- Church: Anglican Church of Australia
- Diocese: Canberra & Goulburn
- In office: 12 June 2004 – 11 January 2020

Orders
- Ordination: 1978 (as deacon and priest) by Marcus Loane (as deacon) Ken Short (as priest)
- Consecration: 12 June 2004 by George Browning

Personal details
- Born: 1950 (age 74–75)

= Trevor Edwards (bishop) =

Australian Anglican bishop

Trevor William Edwards (born 1950) is a retired Australian Anglican bishop, who served as an assistant bishop in the Anglican Diocese of Canberra and Goulburn from 2004 to 2020, and as Vicar-General of the Diocese from 2009 to 2020.

Edwards was ordained in 1978. He was rector of parishes at Camden and Hurstville Grove in the Diocese of Sydney before being appointed Archdeacon of South Sydney in 1996 and Archdeacon for Ordination in the Sydney Diocese in 2000. Edwards was considered as a candidate for Bishop of South Sydney in 2000, following Peter Watson's move to become Archbishop of Melbourne, but Robert Forsyth was chosen instead. Edwards nominated as a candidate for Archbishop of Sydney in the 2001 election, describing himself as a ‘generous evangelical’ who was uncompromising in defence of the essentials of the faith, but ‘more relaxed on the edges, the things which ultimately do not matter for salvation’. Edwards was eliminated in the first round after failing to achieve a majority of votes in his favour from either clergy or laity.

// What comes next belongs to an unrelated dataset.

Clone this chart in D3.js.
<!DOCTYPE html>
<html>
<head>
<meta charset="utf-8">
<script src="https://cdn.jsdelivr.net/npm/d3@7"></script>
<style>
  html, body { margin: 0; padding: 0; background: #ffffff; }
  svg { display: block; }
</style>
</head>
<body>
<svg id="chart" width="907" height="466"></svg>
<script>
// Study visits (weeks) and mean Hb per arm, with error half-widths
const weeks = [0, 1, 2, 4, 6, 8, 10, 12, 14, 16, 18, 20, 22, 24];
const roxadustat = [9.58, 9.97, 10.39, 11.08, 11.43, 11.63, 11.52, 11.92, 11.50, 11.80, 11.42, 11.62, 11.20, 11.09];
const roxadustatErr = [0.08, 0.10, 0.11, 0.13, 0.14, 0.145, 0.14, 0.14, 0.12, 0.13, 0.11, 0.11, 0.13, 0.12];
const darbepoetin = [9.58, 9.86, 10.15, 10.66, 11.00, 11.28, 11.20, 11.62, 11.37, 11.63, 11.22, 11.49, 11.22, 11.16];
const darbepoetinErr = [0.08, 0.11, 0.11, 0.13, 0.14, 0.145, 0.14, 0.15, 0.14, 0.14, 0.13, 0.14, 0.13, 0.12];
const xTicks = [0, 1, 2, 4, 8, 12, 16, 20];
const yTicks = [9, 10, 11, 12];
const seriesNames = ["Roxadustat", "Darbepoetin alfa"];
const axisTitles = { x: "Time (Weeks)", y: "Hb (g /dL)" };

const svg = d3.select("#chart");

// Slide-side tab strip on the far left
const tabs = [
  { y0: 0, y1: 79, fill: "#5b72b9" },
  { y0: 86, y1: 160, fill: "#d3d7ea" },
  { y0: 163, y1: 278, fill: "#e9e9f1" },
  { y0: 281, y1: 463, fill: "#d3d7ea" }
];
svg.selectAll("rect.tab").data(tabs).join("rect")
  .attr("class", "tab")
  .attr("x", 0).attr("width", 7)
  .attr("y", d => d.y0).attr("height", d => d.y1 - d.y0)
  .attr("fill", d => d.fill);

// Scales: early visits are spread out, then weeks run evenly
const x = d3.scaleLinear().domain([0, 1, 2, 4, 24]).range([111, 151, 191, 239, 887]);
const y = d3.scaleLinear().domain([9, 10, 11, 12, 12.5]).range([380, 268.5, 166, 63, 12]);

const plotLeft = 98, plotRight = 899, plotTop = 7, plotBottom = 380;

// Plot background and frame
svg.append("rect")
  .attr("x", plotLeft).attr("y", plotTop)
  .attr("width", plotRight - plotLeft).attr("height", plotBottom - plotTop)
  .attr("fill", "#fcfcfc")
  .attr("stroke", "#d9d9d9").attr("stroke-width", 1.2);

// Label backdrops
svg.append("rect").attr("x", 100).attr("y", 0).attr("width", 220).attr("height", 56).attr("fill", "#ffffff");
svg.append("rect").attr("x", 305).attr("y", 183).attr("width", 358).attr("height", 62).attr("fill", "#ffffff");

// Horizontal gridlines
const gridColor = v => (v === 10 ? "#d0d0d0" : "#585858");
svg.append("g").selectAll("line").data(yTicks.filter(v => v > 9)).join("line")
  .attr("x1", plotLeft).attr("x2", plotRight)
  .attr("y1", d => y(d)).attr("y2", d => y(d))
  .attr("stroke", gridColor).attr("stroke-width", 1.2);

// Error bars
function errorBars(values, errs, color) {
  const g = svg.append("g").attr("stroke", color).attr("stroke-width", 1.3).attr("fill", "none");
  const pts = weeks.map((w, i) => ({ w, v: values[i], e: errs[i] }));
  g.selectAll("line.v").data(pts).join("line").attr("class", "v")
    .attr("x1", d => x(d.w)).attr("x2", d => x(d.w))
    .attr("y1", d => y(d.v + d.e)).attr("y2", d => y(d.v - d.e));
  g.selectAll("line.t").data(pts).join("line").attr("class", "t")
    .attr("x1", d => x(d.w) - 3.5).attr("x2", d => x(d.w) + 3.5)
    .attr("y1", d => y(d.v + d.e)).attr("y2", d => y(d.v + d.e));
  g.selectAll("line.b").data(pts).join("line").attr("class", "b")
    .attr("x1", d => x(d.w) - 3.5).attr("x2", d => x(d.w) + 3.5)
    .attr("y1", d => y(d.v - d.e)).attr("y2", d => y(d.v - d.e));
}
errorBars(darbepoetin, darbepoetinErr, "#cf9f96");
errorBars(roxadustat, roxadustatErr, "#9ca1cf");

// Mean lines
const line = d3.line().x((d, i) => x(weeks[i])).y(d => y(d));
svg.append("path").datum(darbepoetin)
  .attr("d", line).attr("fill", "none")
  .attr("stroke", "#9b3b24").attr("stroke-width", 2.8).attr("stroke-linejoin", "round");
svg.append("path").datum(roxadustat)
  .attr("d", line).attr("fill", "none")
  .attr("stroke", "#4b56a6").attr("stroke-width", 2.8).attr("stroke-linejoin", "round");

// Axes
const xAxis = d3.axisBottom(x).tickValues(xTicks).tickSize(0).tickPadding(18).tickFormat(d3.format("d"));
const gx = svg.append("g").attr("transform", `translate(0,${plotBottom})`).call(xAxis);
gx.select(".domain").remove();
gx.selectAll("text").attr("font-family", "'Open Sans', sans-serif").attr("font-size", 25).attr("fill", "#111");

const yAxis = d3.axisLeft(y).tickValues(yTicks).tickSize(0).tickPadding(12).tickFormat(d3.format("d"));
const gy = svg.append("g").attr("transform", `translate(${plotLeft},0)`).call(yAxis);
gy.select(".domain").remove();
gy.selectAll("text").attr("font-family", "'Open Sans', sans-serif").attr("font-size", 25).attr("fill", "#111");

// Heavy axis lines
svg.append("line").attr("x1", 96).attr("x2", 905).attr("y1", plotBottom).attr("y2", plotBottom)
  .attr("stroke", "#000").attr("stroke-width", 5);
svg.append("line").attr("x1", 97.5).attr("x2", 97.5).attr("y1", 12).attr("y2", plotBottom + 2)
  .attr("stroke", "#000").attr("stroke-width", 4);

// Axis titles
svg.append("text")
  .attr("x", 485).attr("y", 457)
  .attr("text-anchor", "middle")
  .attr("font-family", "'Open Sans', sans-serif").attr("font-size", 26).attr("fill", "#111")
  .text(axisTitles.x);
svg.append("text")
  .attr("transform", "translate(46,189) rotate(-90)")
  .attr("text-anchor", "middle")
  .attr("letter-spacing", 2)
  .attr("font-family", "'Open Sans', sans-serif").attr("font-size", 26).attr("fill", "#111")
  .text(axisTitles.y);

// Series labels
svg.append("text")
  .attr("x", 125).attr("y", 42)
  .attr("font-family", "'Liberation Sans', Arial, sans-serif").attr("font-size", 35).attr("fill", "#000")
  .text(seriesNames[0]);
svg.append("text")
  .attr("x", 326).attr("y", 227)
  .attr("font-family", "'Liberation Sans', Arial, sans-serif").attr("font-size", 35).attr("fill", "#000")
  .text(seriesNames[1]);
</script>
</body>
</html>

In February 2003, Edwards moved to Canberra to take up a position in the Diocese of Goulburn and Canberra as Archdeacon of South Canberra and Rector of St Matthew's Wanniassa. In 2004 he was appointed a part-time assistant bishop in the Diocese, and in 2009 was invited by Bishop Stuart Robinson to become a full-time assistant bishop and Vicar-General of the Diocese.

Edward was administrator of the Diocese between the resignation of Stuart Robinson and appointment of Mark Short.

Edwards resigned as Assistant Bishop on 11 January 2020. During 2021, Edwards took on the role of Acting Rector of St. Mark's Anglican Church Ulladulla, the southern most parish of the Anglican Diocese of Sydney.